Termino y resumo: las cofradías y hermandades fueron durante muchos siglos (y en algunos casos continúan siendo) organizaciones sociales entre cuyos fines estaba, por supuesto y principalmente, la preservación y exaltación de un culto -al Santísimo, a la Virgen, a los santos, etc-. En ocasiones tenían un carácter gremial (artesanos, labradores, zapateros...) y a veces venían a representar a todo un colectivo social encarnado por sexos (las de Santa Águeda o Hijas de María a las mujeres y las del Santísimo a los hombres, por ejemplo). Según los diferentes estatutos, sus miembros se comprometían a una serie de obligaciones entre las que estaba -y sigue estando- la asistencia a los hermanos en la agonía y en el entierro; en otras épocas esta asistencia no sólo era física o moral sino económica y muchas veces llegaba al extremo de tener que ir lejos a recoger el cuerpo del hermano difunto si es que había fallecido en una población distante. Algunos de estos menesteres los cubren en la actualidad compañías aseguradoras pero han quedado otros, más emotivos y específicos si se quiere, que aún continúan vivos y se pueden ver en muchos pueblos, como el acto de tocar la esquila avisando a los cofrades de la muerte de un hermano y al hecho simbólico conocido desde hace muchos siglos como "dar caridad".

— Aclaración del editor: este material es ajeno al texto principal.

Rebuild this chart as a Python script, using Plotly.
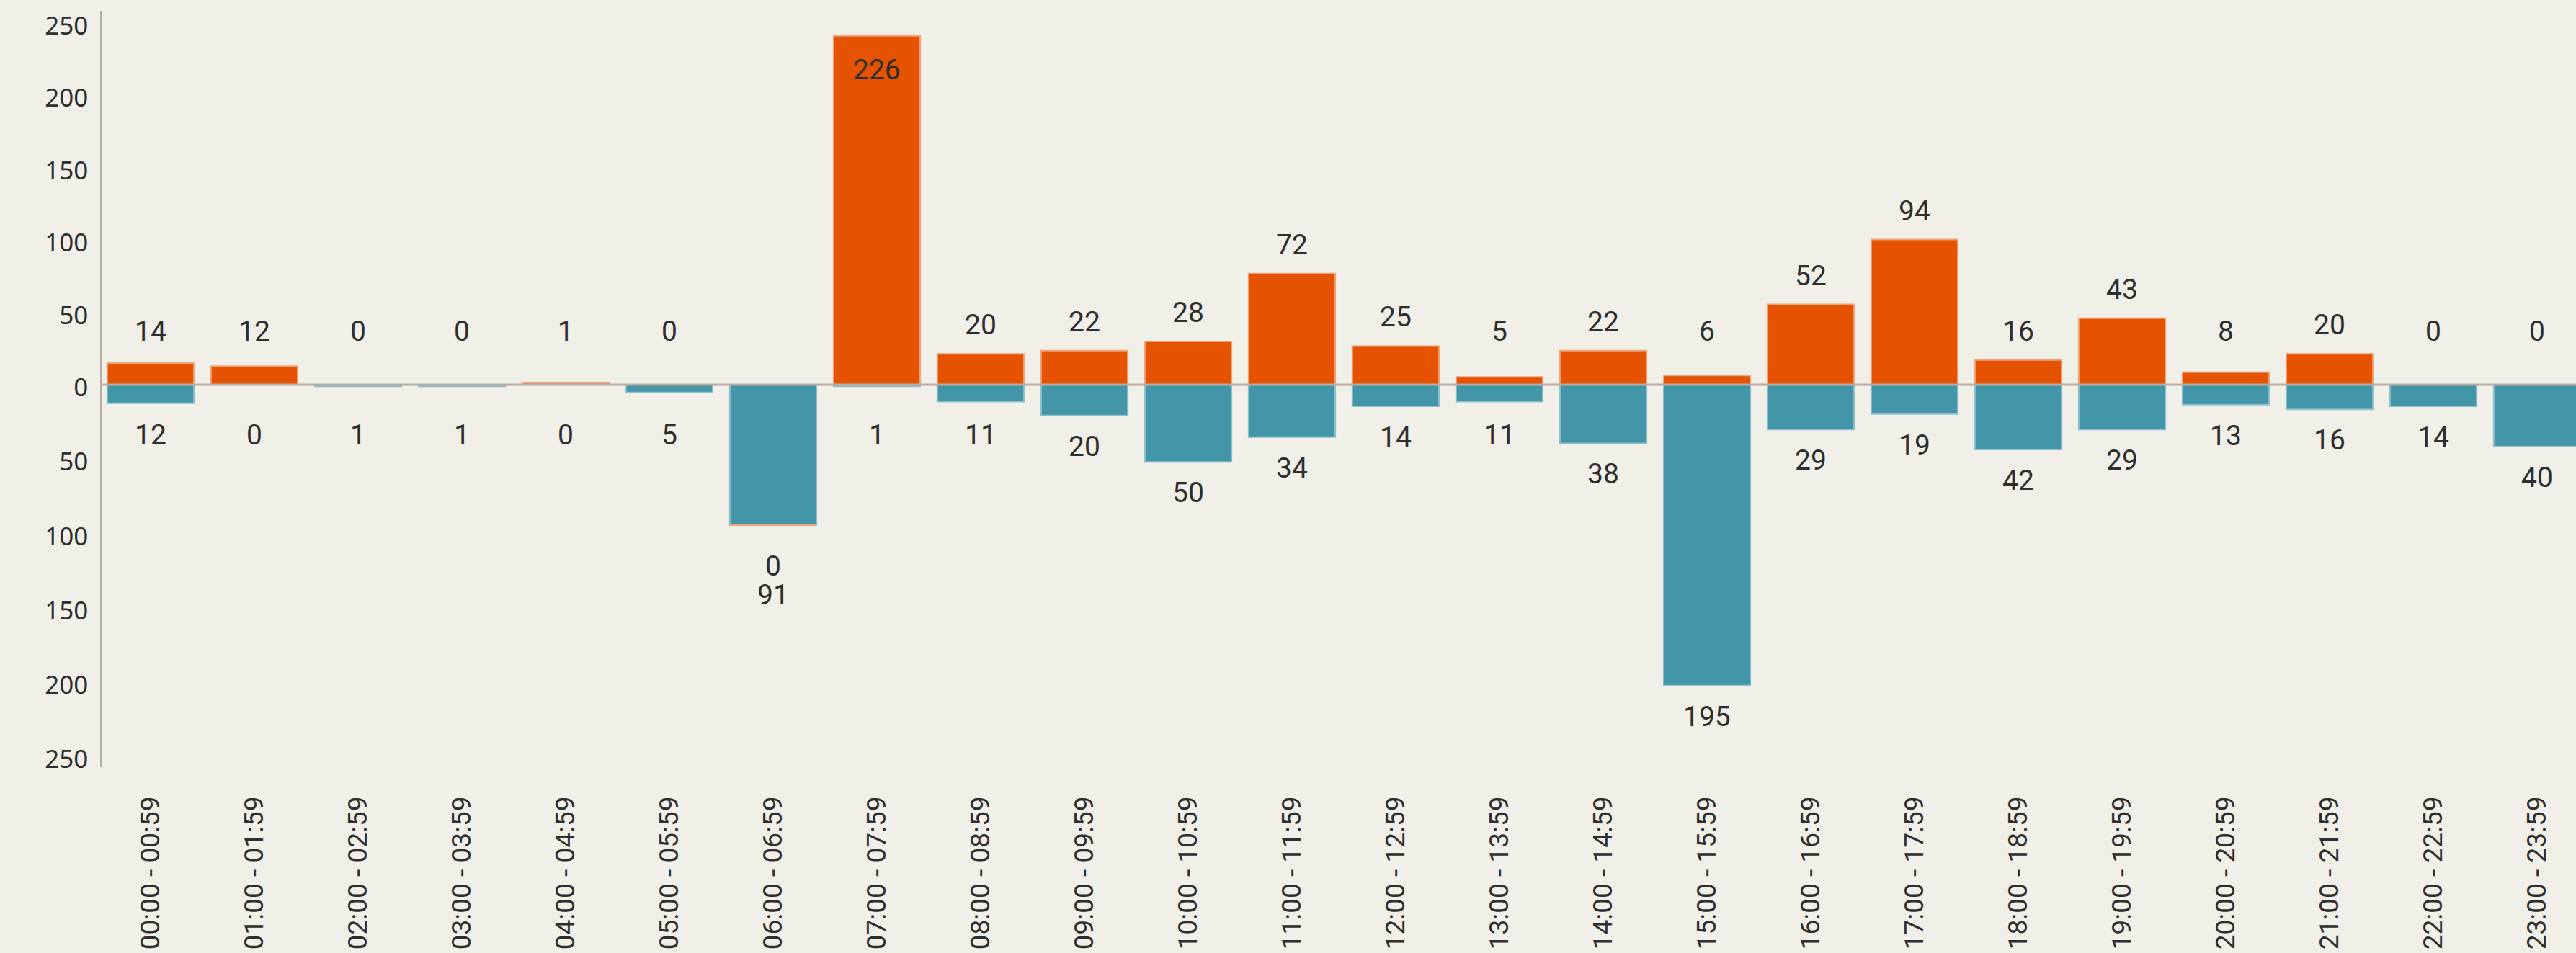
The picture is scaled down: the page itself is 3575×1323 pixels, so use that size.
import plotly.graph_objects as go

# ---------------- data ----------------
hours = [
    "00:00 - 00:59", "01:00 - 01:59", "02:00 - 02:59", "03:00 - 03:59",
    "04:00 - 04:59", "05:00 - 05:59", "06:00 - 06:59", "07:00 - 07:59",
    "08:00 - 08:59", "09:00 - 09:59", "10:00 - 10:59", "11:00 - 11:59",
    "12:00 - 12:59", "13:00 - 13:59", "14:00 - 14:59", "15:00 - 15:59",
    "16:00 - 16:59", "17:00 - 17:59", "18:00 - 18:59", "19:00 - 19:59",
    "20:00 - 20:59", "21:00 - 21:59", "22:00 - 22:59", "23:00 - 23:59",
]
upper_values = [14, 12, 0, 0, 1, 0, 0, 226, 20, 22, 28, 72,
                25, 5, 22, 6, 52, 94, 16, 43, 8, 20, 0, 0]
lower_values = [12, 0, 1, 1, 0, 5, 91, 1, 11, 20, 50, 34,
                14, 11, 38, 195, 29, 19, 42, 29, 13, 16, 14, 40]
y_tick_values = [250, 200, 150, 100, 50, 0, -50, -100, -150, -200, -250]
y_tick_text = [str(abs(v)) for v in y_tick_values]

# ---------------- style ----------------
BG = "#F0EFE8"
ORANGE = "#E55300"
ORANGE_EDGE = "#F0A47A"
TEAL = "#4395A8"
TEAL_EDGE = "#8FC0CC"
AXIS = "#B9ACA3"
TEXT = "#2E2E2E"
W, H = 3575, 1323
M_L, M_R, M_T, M_B = 142, 0, 15, 258
Y_TOP, Y_BOTTOM = 242.2, -247.8
PLOT_H = H - M_T - M_B
PX_PER_UNIT = PLOT_H / (Y_TOP - Y_BOTTOM)
# the reference's axis labels follow their own spacing (px per unit on each side)
TICK_PX_POS, TICK_PX_NEG, TICK_LABEL_DROP = 2.01, 2.064, 4
tick_positions = [((v * (TICK_PX_POS if v > 0 else TICK_PX_NEG)) - TICK_LABEL_DROP) / PX_PER_UNIT
                  for v in y_tick_values]

# value-label placement (pixels)
UP_GAP, UP_MIN = 40, 74
LOW_GAP, LOW_MIN = 43, 70

# categories where the (zero) orange segment sits below the teal one in the reference
UPPER_BELOW = {"06:00 - 06:59"}

LABEL_FAMILY = "Roboto, Noto Sans, sans-serif"
LABEL_FONT = dict(family=LABEL_FAMILY, size=39, color=TEXT)

upper_base = [-lv if h in UPPER_BELOW else 0 for h, lv in zip(hours, lower_values)]
upper_y = [0 if h in UPPER_BELOW else uv for h, uv in zip(hours, upper_values)]

fig = go.Figure()
fig.add_trace(go.Bar(
    x=hours, y=[-v for v in lower_values], base=[0] * len(hours),
    marker=dict(color=TEAL, line=dict(color=TEAL_EDGE, width=2)),
    hoverinfo="skip", showlegend=False,
))
fig.add_trace(go.Bar(
    x=hours, y=upper_y, base=upper_base,
    marker=dict(color=ORANGE, line=dict(color=ORANGE_EDGE, width=2)),
    hoverinfo="skip", showlegend=False,
))

annotations = []
for h, uv, lv in zip(hours, upper_values, lower_values):
    if h in UPPER_BELOW:
        annotations.append(dict(x=h, y=-lv, text=str(uv), yshift=-57))
        annotations.append(dict(x=h, y=-lv, text=str(lv), yshift=-97))
        continue
    inside = uv + 60 / PX_PER_UNIT > Y_TOP
    if inside:
        up_shift = -47
    else:
        up_shift = max(UP_GAP, UP_MIN - uv * PX_PER_UNIT)
    low_shift = -max(LOW_GAP, LOW_MIN - lv * PX_PER_UNIT)
    annotations.append(dict(x=h, y=uv, text=str(uv), yshift=up_shift))
    annotations.append(dict(x=h, y=-lv, text=str(lv), yshift=low_shift))
for a in annotations:
    a.update(xref="x", yref="y", showarrow=False, font=LABEL_FONT,
             xanchor="center", yanchor="middle")

fig.update_layout(
    width=W, height=H,
    margin=dict(l=M_L, r=M_R, t=M_T, b=M_B, pad=0),
    paper_bgcolor=BG, plot_bgcolor=BG,
    barmode="overlay", bargap=0.165,
    annotations=annotations,
    shapes=[dict(type="line", xref="paper", x0=0, x1=1, yref="y", y0=0, y1=0,
                 line=dict(color=AXIS, width=3), layer="above")],
    xaxis=dict(
        type="category", range=[-0.465, 23.375], automargin=False,
        showgrid=False, zeroline=False, showline=False, ticks="",
        tickangle=-90, ticklabelstandoff=32,
        tickfont=dict(family=LABEL_FAMILY, size=37, color=TEXT),
    ),
    yaxis=dict(
        range=[Y_BOTTOM, Y_TOP], automargin=False,
        showgrid=False, zeroline=False,
        showline=True, linecolor=AXIS, linewidth=2.5,
        ticks="", tickmode="array", tickvals=tick_positions, ticktext=y_tick_text,
        ticklabelstandoff=10,
        tickfont=dict(family="Noto Sans", size=35, color=TEXT),
    ),
)

fig.write_html(
    "out.html",
    config={"displayModeBar": False},
    post_script="document.body.style.margin='0';document.body.style.overflow='hidden';",
)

La muerte de un hermano obligaba al muñidor o monitor a acudir con la esquila a la puerta de cada cofrade (de noche o al alba, según la hora a la que hubiese fallecido el miembro de la sociedad) y dar allí tres badajadas de aviso. Tras ello recogía la pendoneta o el estandarte de la cofradía y lo colocaba a la puerta de la casa del difunto como un último testimonio de su pertenencia a la hermandad.
La caridad consistía en obsequiar a los asistentes al entierro con una colación que, a veces -y según las circunstancias-, podía llegar a ser un verdadero ágape. Ya he mencionado los avisos de los obispos en sus visitas advirtiendo de que no se gastase en esas reuniones más de lo necesario, pues de un acto caritativo como el de ofrecer alimento y bebida a los parientes y deudos del finado llegados de otros pueblos, se podía pasar al abuso de darse un banquete a costa de la cofradía. Esto movió a muchas hermandades a regular el gasto máximo al que se debía llegar en este tipo de actos, evitando así males mayores.

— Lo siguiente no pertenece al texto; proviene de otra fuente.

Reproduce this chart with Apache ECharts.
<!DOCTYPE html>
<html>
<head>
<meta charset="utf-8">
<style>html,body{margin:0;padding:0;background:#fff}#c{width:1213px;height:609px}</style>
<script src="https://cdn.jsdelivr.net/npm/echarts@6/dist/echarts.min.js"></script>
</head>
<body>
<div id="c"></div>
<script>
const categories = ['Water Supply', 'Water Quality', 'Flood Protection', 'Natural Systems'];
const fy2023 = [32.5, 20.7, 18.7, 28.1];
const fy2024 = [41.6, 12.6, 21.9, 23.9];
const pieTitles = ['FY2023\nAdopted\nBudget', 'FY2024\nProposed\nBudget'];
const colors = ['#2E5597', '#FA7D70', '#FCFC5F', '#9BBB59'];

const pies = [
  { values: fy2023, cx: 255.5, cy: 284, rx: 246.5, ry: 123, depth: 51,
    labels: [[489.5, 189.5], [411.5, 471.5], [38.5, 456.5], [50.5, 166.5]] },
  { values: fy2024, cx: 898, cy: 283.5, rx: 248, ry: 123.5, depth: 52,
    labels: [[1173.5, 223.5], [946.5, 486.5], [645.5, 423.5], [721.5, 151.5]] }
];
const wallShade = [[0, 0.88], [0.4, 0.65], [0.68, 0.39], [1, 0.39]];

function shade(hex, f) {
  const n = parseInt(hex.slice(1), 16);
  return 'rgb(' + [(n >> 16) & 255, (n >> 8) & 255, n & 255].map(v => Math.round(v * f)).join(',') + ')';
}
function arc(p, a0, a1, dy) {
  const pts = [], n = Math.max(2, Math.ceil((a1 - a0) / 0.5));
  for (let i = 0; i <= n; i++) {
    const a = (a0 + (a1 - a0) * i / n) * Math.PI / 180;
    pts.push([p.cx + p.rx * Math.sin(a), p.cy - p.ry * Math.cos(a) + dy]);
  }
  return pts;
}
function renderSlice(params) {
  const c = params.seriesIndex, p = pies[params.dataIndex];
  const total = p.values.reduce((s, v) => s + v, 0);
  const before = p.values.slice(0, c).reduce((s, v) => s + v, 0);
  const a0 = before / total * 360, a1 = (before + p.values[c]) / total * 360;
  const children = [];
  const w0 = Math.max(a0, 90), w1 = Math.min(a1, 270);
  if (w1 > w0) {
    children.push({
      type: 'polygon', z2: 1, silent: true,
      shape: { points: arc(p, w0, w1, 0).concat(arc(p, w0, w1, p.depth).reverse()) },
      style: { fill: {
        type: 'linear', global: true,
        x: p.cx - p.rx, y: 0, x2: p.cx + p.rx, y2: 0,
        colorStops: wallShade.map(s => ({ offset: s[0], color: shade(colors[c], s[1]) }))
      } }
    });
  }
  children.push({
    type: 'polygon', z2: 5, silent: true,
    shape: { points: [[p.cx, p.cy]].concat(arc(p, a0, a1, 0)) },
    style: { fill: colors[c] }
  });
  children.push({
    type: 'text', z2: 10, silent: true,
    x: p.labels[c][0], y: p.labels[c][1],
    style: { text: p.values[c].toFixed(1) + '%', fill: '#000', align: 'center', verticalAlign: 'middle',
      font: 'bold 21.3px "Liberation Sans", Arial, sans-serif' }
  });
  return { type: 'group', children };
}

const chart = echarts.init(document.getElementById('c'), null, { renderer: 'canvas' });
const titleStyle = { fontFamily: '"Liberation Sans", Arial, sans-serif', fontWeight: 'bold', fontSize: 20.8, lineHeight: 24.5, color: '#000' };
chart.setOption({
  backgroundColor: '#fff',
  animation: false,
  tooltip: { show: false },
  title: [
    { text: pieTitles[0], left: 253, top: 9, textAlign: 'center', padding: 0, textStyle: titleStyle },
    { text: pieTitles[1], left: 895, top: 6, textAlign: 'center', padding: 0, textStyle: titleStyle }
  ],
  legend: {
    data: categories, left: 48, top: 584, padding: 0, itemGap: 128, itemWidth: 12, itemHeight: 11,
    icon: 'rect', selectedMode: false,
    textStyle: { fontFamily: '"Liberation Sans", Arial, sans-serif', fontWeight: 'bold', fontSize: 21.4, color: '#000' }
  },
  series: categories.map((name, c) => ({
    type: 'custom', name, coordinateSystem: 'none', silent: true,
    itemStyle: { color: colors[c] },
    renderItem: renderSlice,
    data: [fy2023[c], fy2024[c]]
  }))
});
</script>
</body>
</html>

Hace pocos días recordaba en León en un homenaje tributado a Concha Casado –con quien estuve presente casualmente en un entierro en una pequeña aldea de los Ancares- que la familia del difunto nos obsequió con una pequeña cantidad de dinero pues, al no tener confianza con nosotros, no podían invitarnos a la "caridad" que nos hubiese correspondido.